GIVEN TASK => Leaving out every picture, copy the lines of the data exactly, from the first through the line containing "plt.rcParams['font.family'] = ['Liberation".

DATA PROVIDED =>

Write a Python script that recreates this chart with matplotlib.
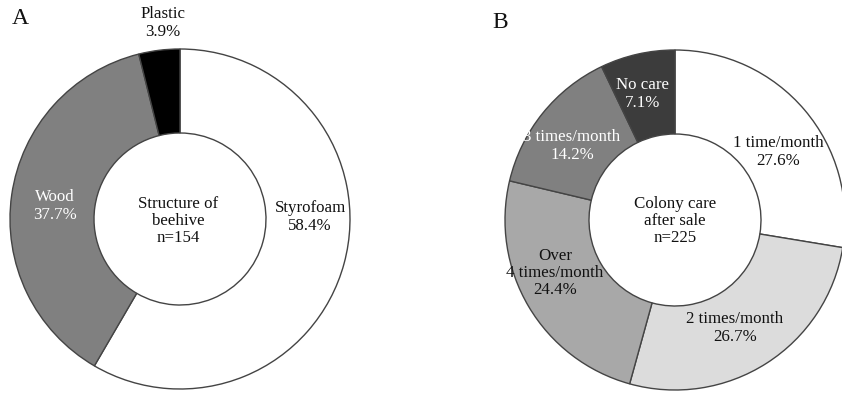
import matplotlib.pyplot as plt

plt.rcParams['font.family'] = ['Liberation Serif', 'DejaVu Serif']

# A: structure of beehive
hive_labels = ['Styrofoam', 'Wood', 'Plastic']
hive_pct = [58.4, 37.7, 3.9]
hive_colors = ['#ffffff', '#808080', '#000000']

# B: colony care after sale
care_labels = ['1 time/month', '2 times/month', 'Over\n4 times/month', '3 times/month', 'No care']
care_pct = [27.6, 26.7, 24.4, 14.2, 7.1]
care_colors = ['#ffffff', '#dcdcdc', '#a8a8a8', '#808080', '#3c3c3c']

W, H = 842, 393
fig = plt.figure(figsize=(W / 100, H / 100), dpi=100)
ax = fig.add_axes([0, 0, 1, 1])
ax.set_aspect('equal')

R = 170
ring = 84
wp = dict(width=ring, edgecolor='#444444', linewidth=1.0)

ax.pie(hive_pct, colors=hive_colors, center=(180, H - 219), radius=R,
       startangle=90, counterclock=False, wedgeprops=wp, frame=True)
ax.pie(care_pct, colors=care_colors, center=(675, H - 220), radius=R,
       startangle=90, counterclock=False, wedgeprops=wp, frame=True)
ax.set_xlim(0, W)
ax.set_ylim(0, H)
ax.axis('off')

fs = 12.2
def lab(x, y, s, c='#111111'):
    ax.text(x, H - y, s, ha='center', va='center', fontsize=fs, color=c, linespacing=1.12)

# panel letters
ax.text(20, H - 19, 'A', ha='center', va='center', fontsize=17, color='#111111')
ax.text(500, H - 22, 'B', ha='center', va='center', fontsize=17, color='#111111')

# A labels
lab(163, 23, 'Plastic\n' + f'{hive_pct[2]}%')
lab(310, 217, 'Styrofoam\n' + f'{hive_pct[0]}%')
lab(55, 206, 'Wood\n' + f'{hive_pct[1]}%', c='white')
lab(178, 221, 'Structure of\nbeehive\nn=154')

# B labels
lab(643, 94, care_labels[4] + '\n' + f'{care_pct[4]}%', c='white')
lab(572, 146, care_labels[3] + '\n' + f'{care_pct[3]}%', c='white')
lab(778, 152, care_labels[0] + '\n' + f'{care_pct[0]}%')
lab(555, 273, care_labels[2] + '\n' + f'{care_pct[2]}%')
lab(735, 328, care_labels[1] + '\n' + f'{care_pct[1]}%')
lab(675, 221, 'Colony care\nafter sale\nn=225')

fig.savefig('out.png', dpi=100)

ANSWER TO THIS EXERCISE =>
Write a Python script that recreates this chart with matplotlib.
import matplotlib.pyplot as plt

plt.rcParams['font.family'] = ['Liberation Serif', 'DejaVu Serif']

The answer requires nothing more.